Gebze Teknik Üniversitesi (GTÜ) Moleküler Biyoloji ve Genetik Bölümü ve Biyoteknoloji Enstitüsü öğretim üyesi Prof. Dr. Işıl Aksan Kurnaz’ın yürütücüsü olduğu Moleküler Nörobiyoloji Laboratuvarı’nda sinirlerin birbirleriyle bağlantı kurduğu akson adı verilen uzantılarına ilişkin yapılan araştırmalarda uluslar arası bilim camiyasına önemli çıktılar sunuldu. ABD'de PLoS One Dergisinde yayınlan bilimsel bulguları içeren yayının içeriğini tanımlayan GTÜ Öğretim Görevlisi Prof. Dr. Işıl Aksan Kurnaz, “Sinirdeki yaralanmalarda sinir oluşumunu desteklemek sinirbilim alanındaki en önemli problemlerden bir tanesidir. Embriyonik, nöral veya mezenkimal gibi çeşitli kaynaklardan elde edilen kök hücrelerle sinir hücresi oluşturma verimliliği her geçen gün gittikçe artmakta, ancak özellikle istenilen nöron türünü oluşturmak, veya bu nöron türünün sadece ve sadece istenilen devreyi oluşturmasını sağlamak hala büyük bir problem olarak karşımıza çıkmaktadır.
HASARLI DEVRELER YENİLENECEK
Sinir hücreleri nasıl birbirini tanır?
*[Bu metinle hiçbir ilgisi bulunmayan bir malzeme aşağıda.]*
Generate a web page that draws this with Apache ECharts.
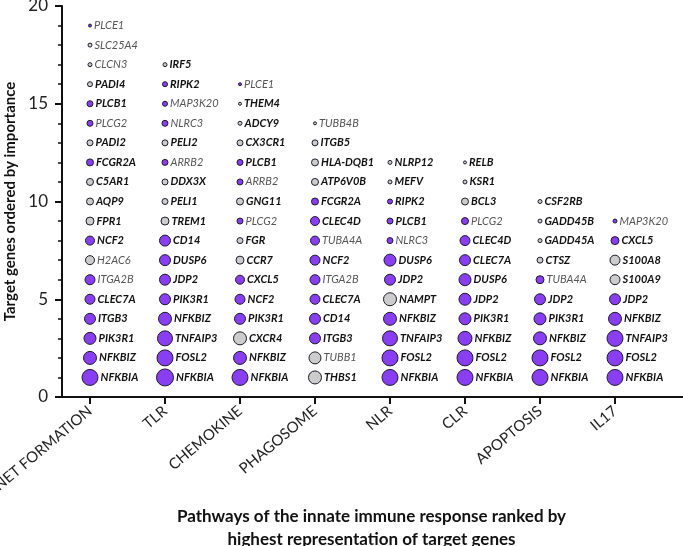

Sinirlerin birbirleriyle bağlantı kurduğu akson adı verilen uzantıların nasıl olduğuna ilişkin çeşitli “akson rehberlik molekülleri” tanımlanmıştır. Ancak bu moleküller her nöronda hatta nöron olmayan farklı hücrelerde de bulunabilmektedirler. Dolayısıyla bu moleküller kullanılarak spesifik olarak sadece bazı hedef hücrelerin nasıl devre oluşumu için seçilebildiğine dair bilgimiz hala sınırlıdır. Bu konudaki yeni bulgular Alzheimer veya Parkinson gibi hastalıklarda ya da omurilik yaralanmalarda hasar gören devrelerin yeniden oluşmasına yardımcı olacaktır. Ekibinle bu çalışmalarda akson uzamasını doğrudan kontrol eden mekanizmayı aydınlatmaktayız. Alanında oldukça iyi tanınan PLoS One dergisinde de 3 Şubat’ta çalışmamızın sonuçları yayınlandı.” ifadelerini kullandı.
Moleküler Nörobiyoloji laboratuvarında çalışılan iki gen regülasyonu proteininden Pea3’nin akson rehberlik moleküllerinin yanı sıra kanserlerde de oldukça sık rastlanan bazı molekülleri de regüle ettiğini söyleyen Prof. Dr. Işıl Aksan Kurnaz, bu çalışmanın ayrıca kanser açısından da önemli bulgulara ulaşabileceğini söyledi.